__Charts and diagrams as code__.
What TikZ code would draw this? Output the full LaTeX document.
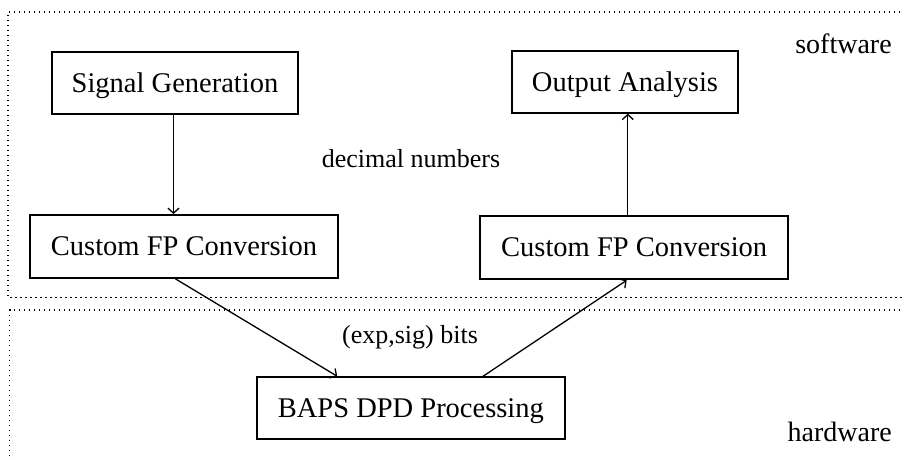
\documentclass[tikz,border=0pt]{standalone}
\usepackage{fontspec}
\setmainfont{Liberation Serif}
\usetikzlibrary{arrows.meta}
\begin{document}
\begin{tikzpicture}[x=1pt,y=-1pt,
  procbox/.style={draw, line width=2pt, inner sep=0pt, font=\fontsize{28.5}{34}\selectfont, text height=19pt, text depth=0pt},
  lbl/.style={inner sep=0pt, text height=18pt, text depth=0pt},
  region/.style={draw, line width=1.3pt, dash pattern=on 1.3pt off 3.7pt},
  flow/.style={line width=1.3pt, -{Straight Barb[length=5pt,width=11pt,line width=1.3pt]}}]
\useasboundingbox (0,0) rectangle (904,459);
\clip (0,0) rectangle (904,459);
\fill[white] (0,0) rectangle (904,459);
% regions
\draw[region] (930,12) -- (8,12) -- (8,297.7) -- (930,297.7);
\draw[region] (930,310) -- (9.8,310) -- (9.8,470);
% boxes
\node[procbox, minimum width=246pt, minimum height=62pt] (sig) at (175,83) {Signal Generation};
\node[procbox, minimum width=226pt, minimum height=62pt] (out) at (625,81.7) {Output Analysis};
\node[procbox, minimum width=308pt, minimum height=62.7pt] (cfpl) at (184,246.4) {Custom FP Conversion};
\node[procbox, minimum width=308pt, minimum height=63.7pt] (cfpr) at (634.2,247.4) {Custom FP Conversion};
\node[procbox, minimum width=308pt, minimum height=62pt] (baps) at (410.9,408.3) {BAPS DPD Processing};
% labels
\node[lbl, font=\fontsize{26}{31}\selectfont] (dec) at (411,158.7) {decimal numbers};
\node[lbl, font=\fontsize{26}{31}\selectfont] (bits) at (410,334.5) {(exp,sig) bits};
\node[lbl, font=\fontsize{28}{33}\selectfont] (sw) at (843.5,44) {software};
\node[lbl, font=\fontsize{28}{33}\selectfont] (hw) at (839.7,432.5) {hardware};
% connectors
\draw[flow] (sig.south -| 173.5,0) -- (cfpl.north -| 173.5,0);
\draw[flow] (cfpr.north -| 627.8,0) -- (out.south -| 627.8,0);
\draw[flow] (cfpl.south -| 175.3,0) -- (baps.north -| 337.3,0);
\draw[flow] (baps.north -| 483,0) -- (cfpr.south -| 626.7,0);
\end{tikzpicture}
\end{document}
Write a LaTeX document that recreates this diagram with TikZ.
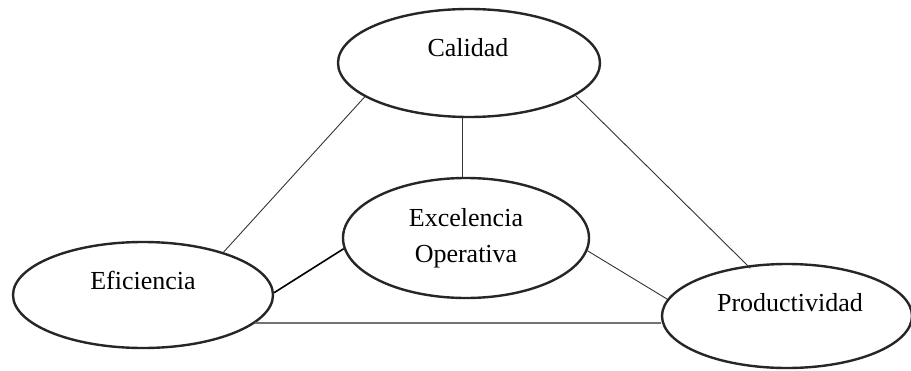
\documentclass[tikz,border=0pt]{standalone}
\usepackage{fontspec}
\setmainfont{Liberation Serif}
\usetikzlibrary{shapes.geometric}
\begin{document}
\begin{tikzpicture}[x=1pt,y=-1pt,
  oval/.style={ellipse, draw=black!85, line width=2.4pt, inner sep=0pt},
  lbl/.style={anchor=base, inner sep=0pt, align=center, font=\fontsize{26}{36}\selectfont},
  thinline/.style={draw=black!80, line width=0.9pt},
  boldline/.style={draw=black, line width=1.6pt},
  grayline/.style={draw=black!55, line width=1.7pt}
]
\useasboundingbox (0,0) rectangle (911,370);
% ellipses
\node[oval, minimum width=262pt, minimum height=108pt] (cal) at (469,63) {};
\node[oval, minimum width=246pt, minimum height=120pt] (exc) at (466,238) {};
\node[oval, minimum width=260pt, minimum height=106pt] (ef) at (143,295) {};
\node[oval, minimum width=250pt, minimum height=104pt] (prod) at (787,316) {};
% labels
\node[lbl] (calT) at (468,56) {Calidad};
\node[lbl] (excT) at (466,262) {Excelencia\\Operativa};
\node[lbl] (efT) at (143,289) {Eficiencia};
\node[lbl] (prodT) at (790,311) {Productividad};
% connectors
\draw[thinline] (cal.198) -- (ef.28);
\draw[thinline, shorten >=-4pt] (cal.343) -- (prod.128);
\draw[thinline] (cal.263) -- (exc.north -| cal.263);
\draw[thinline] (exc.354) -- (prod.172);
\draw[boldline] (ef.1) -- (exc.185);
\draw[grayline] (ef.346) -- (ef.346 -| prod.west);
\end{tikzpicture}
\end{document}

__Set problem__. Your copy should hold every record word for word and none of the pictures.

__Output for this exercise__.
What TikZ code would draw this? Output the full LaTeX document.
\documentclass[tikz,border=0pt]{standalone}
\usepackage{fontspec}
\setmainfont{Liberation Serif}
\usetikzlibrary{arrows.meta}
\begin{document}
\begin{tikzpicture}[x=1pt,y=-1pt,
  procbox/.style={draw, line width=2pt, inner sep=0pt, font=\fontsize{28.5}{34}\selectfont, text height=19pt, text depth=0pt},
  lbl/.style={inner sep=0pt, text height=18pt, text depth=0pt},
  region/.style={draw, line width=1.3pt, dash pattern=on 1.3pt off 3.7pt},
  flow/.style={line width=1.3pt, -{Straight Barb[length=5pt,width=11pt,line width=1.3pt]}}]
\useasboundingbox (0,0) rectangle (904,459);
\clip (0,0) rectangle (904,459);
\fill[white] (0,0) rectangle (904,459);
% regions
\draw[region] (930,12) -- (8,12) -- (8,297.7) -- (930,297.7);
\draw[region] (930,310) -- (9.8,310) -- (9.8,470);
% boxes
\node[procbox, minimum width=246pt, minimum height=62pt] (sig) at (175,83) {Signal Generation};
\node[procbox, minimum width=226pt, minimum height=62pt] (out) at (625,81.7) {Output Analysis};
\node[procbox, minimum width=308pt, minimum height=62.7pt] (cfpl) at (184,246.4) {Custom FP Conversion};
\node[procbox, minimum width=308pt, minimum height=63.7pt] (cfpr) at (634.2,247.4) {Custom FP Conversion};
\node[procbox, minimum width=308pt, minimum height=62pt] (baps) at (410.9,408.3) {BAPS DPD Processing};
% labels
\node[lbl, font=\fontsize{26}{31}\selectfont] (dec) at (411,158.7) {decimal numbers};
\node[lbl, font=\fontsize{26}{31}\selectfont] (bits) at (410,334.5) {(exp,sig) bits};
\node[lbl, font=\fontsize{28}{33}\selectfont] (sw) at (843.5,44) {software};
\node[lbl, font=\fontsize{28}{33}\selectfont] (hw) at (839.7,432.5) {hardware};
% connectors
\draw[flow] (sig.south -| 173.5,0) -- (cfpl.north -| 173.5,0);
\draw[flow] (cfpr.north -| 627.8,0) -- (out.south -| 627.8,0);
\draw[flow] (cfpl.south -| 175.3,0) -- (baps.north -| 337.3,0);
\draw[flow] (baps.north -| 483,0) -- (cfpr.south -| 626.7,0);
\end{tikzpicture}
\end{document}
Write a LaTeX document that recreates this diagram with TikZ.
\documentclass[tikz,border=0pt]{standalone}
\usepackage{fontspec}
\setmainfont{Liberation Serif}
\usetikzlibrary{shapes.geometric}
\begin{document}
\begin{tikzpicture}[x=1pt,y=-1pt,
  oval/.style={ellipse, draw=black!85, line width=2.4pt, inner sep=0pt},
  lbl/.style={anchor=base, inner sep=0pt, align=center, font=\fontsize{26}{36}\selectfont},
  thinline/.style={draw=black!80, line width=0.9pt},
  boldline/.style={draw=black, line width=1.6pt},
  grayline/.style={draw=black!55, line width=1.7pt}
]
\useasboundingbox (0,0) rectangle (911,370);
% ellipses
\node[oval, minimum width=262pt, minimum height=108pt] (cal) at (469,63) {};
\node[oval, minimum width=246pt, minimum height=120pt] (exc) at (466,238) {};
\node[oval, minimum width=260pt, minimum height=106pt] (ef) at (143,295) {};
\node[oval, minimum width=250pt, minimum height=104pt] (prod) at (787,316) {};
% labels
\node[lbl] (calT) at (468,56) {Calidad};
\node[lbl] (excT) at (466,262) {Excelencia\\Operativa};
\node[lbl] (efT) at (143,289) {Eficiencia};
\node[lbl] (prodT) at (790,311) {Productividad};
% connectors
\draw[thinline] (cal.198) -- (ef.28);
\draw[thinline, shorten >=-4pt] (cal.343) -- (prod.128);
\draw[thinline] (cal.263) -- (exc.north -| cal.263);
\draw[thinline] (exc.354) -- (prod.172);
\draw[boldline] (ef.1) -- (exc.185);
\draw[grayline] (ef.346) -- (ef.346 -| prod.west);
\end{tikzpicture}
\end{document}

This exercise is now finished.